■ Request ■
Take the lines of the data below from the very first through the line containing "(160,42.7) rectangle (318,50);" and output them exactly, pictures excluded.

-- START --

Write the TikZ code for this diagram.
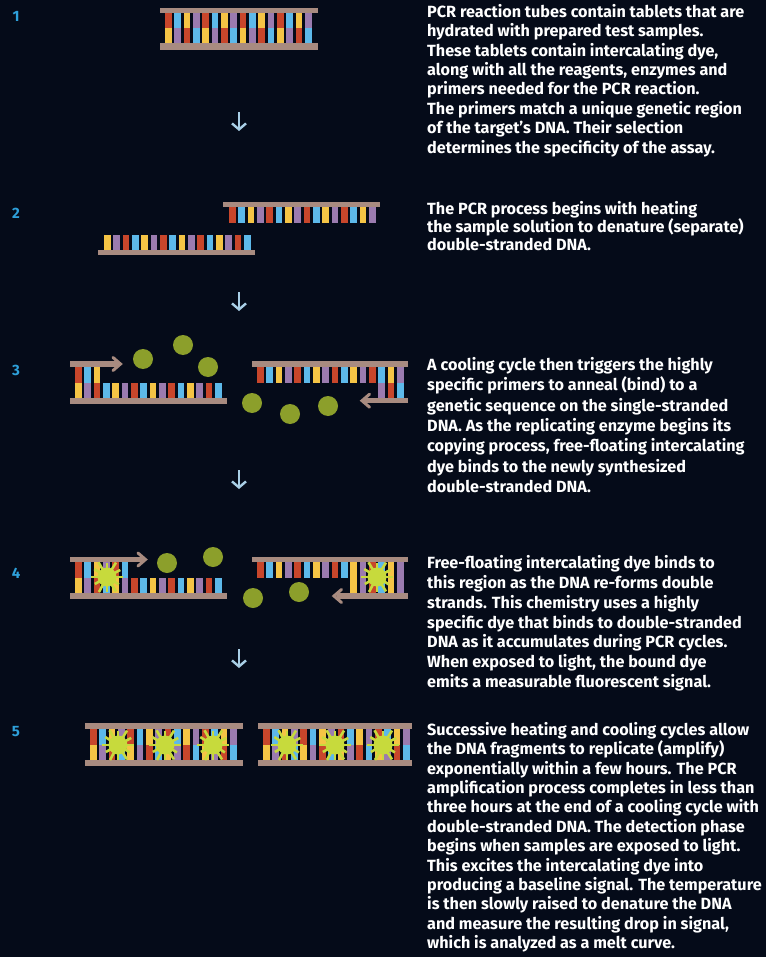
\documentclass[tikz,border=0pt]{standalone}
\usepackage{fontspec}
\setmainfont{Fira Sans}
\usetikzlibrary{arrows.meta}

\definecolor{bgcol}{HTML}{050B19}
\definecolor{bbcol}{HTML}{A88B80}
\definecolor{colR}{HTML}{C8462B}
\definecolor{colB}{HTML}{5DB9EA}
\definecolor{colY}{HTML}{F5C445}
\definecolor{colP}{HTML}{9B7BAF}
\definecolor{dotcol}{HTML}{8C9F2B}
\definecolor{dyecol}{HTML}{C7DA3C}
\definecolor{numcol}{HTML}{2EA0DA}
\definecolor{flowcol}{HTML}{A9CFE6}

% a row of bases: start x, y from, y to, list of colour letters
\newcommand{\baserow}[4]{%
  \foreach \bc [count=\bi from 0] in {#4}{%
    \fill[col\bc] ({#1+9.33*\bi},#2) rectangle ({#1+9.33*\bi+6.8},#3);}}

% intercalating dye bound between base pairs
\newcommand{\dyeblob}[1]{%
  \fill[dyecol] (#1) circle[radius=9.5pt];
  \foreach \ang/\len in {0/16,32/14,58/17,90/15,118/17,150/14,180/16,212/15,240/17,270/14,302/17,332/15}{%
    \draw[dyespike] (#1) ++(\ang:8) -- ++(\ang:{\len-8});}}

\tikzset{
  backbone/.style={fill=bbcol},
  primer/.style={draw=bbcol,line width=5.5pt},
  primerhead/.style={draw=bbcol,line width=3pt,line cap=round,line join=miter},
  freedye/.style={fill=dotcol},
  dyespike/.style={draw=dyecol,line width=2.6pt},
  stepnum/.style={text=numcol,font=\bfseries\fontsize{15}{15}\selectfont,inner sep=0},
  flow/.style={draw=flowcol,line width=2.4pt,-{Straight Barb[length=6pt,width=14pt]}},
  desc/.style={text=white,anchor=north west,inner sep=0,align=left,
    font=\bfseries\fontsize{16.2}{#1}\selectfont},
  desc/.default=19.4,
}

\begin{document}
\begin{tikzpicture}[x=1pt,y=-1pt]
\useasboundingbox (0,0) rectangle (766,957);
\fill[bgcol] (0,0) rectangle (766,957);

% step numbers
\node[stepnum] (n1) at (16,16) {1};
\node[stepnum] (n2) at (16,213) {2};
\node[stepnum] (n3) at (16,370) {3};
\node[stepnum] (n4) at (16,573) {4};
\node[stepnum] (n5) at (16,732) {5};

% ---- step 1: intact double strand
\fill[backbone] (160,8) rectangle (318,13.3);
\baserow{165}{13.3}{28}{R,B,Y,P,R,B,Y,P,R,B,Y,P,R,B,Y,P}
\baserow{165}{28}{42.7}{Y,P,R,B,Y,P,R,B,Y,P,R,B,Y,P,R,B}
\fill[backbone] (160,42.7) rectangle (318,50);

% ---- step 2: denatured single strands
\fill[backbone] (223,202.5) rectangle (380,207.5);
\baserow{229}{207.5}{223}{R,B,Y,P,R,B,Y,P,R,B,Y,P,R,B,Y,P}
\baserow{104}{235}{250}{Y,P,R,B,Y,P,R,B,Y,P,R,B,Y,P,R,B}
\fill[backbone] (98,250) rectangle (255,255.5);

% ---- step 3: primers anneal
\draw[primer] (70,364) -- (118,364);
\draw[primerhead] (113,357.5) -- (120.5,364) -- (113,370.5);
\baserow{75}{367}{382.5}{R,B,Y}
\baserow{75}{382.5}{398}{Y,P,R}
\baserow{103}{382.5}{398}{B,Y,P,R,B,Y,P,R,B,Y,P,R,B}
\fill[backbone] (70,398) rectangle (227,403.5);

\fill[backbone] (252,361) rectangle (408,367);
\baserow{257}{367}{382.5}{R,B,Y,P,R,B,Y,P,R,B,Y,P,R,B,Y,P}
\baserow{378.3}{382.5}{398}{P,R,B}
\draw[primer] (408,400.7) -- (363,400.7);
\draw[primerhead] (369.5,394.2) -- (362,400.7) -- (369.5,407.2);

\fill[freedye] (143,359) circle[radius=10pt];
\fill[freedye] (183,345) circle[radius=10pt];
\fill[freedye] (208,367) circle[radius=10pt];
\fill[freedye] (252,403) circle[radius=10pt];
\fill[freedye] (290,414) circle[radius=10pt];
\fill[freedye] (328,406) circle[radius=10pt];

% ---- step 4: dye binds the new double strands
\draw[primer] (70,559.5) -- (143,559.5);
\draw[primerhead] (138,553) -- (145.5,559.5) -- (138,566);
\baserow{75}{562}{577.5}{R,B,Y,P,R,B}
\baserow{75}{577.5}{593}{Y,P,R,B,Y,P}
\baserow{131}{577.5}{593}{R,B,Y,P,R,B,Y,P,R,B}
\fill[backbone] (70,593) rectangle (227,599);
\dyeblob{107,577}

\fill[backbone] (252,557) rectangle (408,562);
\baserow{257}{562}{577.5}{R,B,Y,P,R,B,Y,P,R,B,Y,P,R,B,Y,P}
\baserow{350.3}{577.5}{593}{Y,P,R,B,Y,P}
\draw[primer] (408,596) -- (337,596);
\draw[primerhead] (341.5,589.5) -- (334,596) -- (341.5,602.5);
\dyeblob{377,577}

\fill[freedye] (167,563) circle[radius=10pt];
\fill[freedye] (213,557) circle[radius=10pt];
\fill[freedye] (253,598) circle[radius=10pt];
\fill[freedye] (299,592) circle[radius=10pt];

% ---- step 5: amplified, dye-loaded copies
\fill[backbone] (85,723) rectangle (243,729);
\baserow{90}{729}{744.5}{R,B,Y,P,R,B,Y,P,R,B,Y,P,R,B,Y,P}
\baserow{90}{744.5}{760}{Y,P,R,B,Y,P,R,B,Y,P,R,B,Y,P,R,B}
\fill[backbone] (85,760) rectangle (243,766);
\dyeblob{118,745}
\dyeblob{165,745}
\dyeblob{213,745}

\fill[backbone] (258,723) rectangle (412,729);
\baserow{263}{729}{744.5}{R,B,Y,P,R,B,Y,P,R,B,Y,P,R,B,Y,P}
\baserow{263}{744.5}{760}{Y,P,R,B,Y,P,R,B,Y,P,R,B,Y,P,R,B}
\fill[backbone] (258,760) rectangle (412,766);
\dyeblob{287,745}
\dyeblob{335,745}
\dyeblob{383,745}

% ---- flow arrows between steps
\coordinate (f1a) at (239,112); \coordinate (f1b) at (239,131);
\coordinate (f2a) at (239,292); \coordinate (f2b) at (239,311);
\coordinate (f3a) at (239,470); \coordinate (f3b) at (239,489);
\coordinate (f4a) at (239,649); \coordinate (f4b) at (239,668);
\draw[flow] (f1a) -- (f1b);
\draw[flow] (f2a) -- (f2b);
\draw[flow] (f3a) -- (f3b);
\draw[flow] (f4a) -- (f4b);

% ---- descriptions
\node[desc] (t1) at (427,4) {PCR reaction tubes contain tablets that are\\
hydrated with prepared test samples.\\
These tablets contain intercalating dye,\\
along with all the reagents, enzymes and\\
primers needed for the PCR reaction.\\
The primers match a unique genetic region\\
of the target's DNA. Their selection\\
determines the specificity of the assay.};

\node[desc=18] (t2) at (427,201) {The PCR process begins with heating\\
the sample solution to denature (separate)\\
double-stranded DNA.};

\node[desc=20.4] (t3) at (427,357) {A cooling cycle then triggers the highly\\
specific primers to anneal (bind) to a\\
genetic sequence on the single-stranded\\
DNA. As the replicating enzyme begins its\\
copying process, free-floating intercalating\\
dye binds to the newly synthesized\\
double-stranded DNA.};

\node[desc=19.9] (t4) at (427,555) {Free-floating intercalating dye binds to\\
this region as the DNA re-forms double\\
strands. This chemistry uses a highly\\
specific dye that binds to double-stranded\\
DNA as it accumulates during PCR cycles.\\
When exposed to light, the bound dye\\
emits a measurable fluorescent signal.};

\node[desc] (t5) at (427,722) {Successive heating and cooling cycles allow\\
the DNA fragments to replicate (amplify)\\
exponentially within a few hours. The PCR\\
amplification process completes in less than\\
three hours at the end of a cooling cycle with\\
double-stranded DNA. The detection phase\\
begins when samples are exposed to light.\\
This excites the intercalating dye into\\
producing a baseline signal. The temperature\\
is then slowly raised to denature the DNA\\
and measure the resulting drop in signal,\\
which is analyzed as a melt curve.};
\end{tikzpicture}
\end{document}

-- END --

■ Task solution ■
Write the TikZ code for this diagram.
\documentclass[tikz,border=0pt]{standalone}
\usepackage{fontspec}
\setmainfont{Fira Sans}
\usetikzlibrary{arrows.meta}

\definecolor{bgcol}{HTML}{050B19}
\definecolor{bbcol}{HTML}{A88B80}
\definecolor{colR}{HTML}{C8462B}
\definecolor{colB}{HTML}{5DB9EA}
\definecolor{colY}{HTML}{F5C445}
\definecolor{colP}{HTML}{9B7BAF}
\definecolor{dotcol}{HTML}{8C9F2B}
\definecolor{dyecol}{HTML}{C7DA3C}
\definecolor{numcol}{HTML}{2EA0DA}
\definecolor{flowcol}{HTML}{A9CFE6}

% a row of bases: start x, y from, y to, list of colour letters
\newcommand{\baserow}[4]{%
  \foreach \bc [count=\bi from 0] in {#4}{%
    \fill[col\bc] ({#1+9.33*\bi},#2) rectangle ({#1+9.33*\bi+6.8},#3);}}

% intercalating dye bound between base pairs
\newcommand{\dyeblob}[1]{%
  \fill[dyecol] (#1) circle[radius=9.5pt];
  \foreach \ang/\len in {0/16,32/14,58/17,90/15,118/17,150/14,180/16,212/15,240/17,270/14,302/17,332/15}{%
    \draw[dyespike] (#1) ++(\ang:8) -- ++(\ang:{\len-8});}}

\tikzset{
  backbone/.style={fill=bbcol},
  primer/.style={draw=bbcol,line width=5.5pt},
  primerhead/.style={draw=bbcol,line width=3pt,line cap=round,line join=miter},
  freedye/.style={fill=dotcol},
  dyespike/.style={draw=dyecol,line width=2.6pt},
  stepnum/.style={text=numcol,font=\bfseries\fontsize{15}{15}\selectfont,inner sep=0},
  flow/.style={draw=flowcol,line width=2.4pt,-{Straight Barb[length=6pt,width=14pt]}},
  desc/.style={text=white,anchor=north west,inner sep=0,align=left,
    font=\bfseries\fontsize{16.2}{#1}\selectfont},
  desc/.default=19.4,
}

\begin{document}
\begin{tikzpicture}[x=1pt,y=-1pt]
\useasboundingbox (0,0) rectangle (766,957);
\fill[bgcol] (0,0) rectangle (766,957);

% step numbers
\node[stepnum] (n1) at (16,16) {1};
\node[stepnum] (n2) at (16,213) {2};
\node[stepnum] (n3) at (16,370) {3};
\node[stepnum] (n4) at (16,573) {4};
\node[stepnum] (n5) at (16,732) {5};

% ---- step 1: intact double strand
\fill[backbone] (160,8) rectangle (318,13.3);
\baserow{165}{13.3}{28}{R,B,Y,P,R,B,Y,P,R,B,Y,P,R,B,Y,P}
\baserow{165}{28}{42.7}{Y,P,R,B,Y,P,R,B,Y,P,R,B,Y,P,R,B}
\fill[backbone] (160,42.7) rectangle (318,50);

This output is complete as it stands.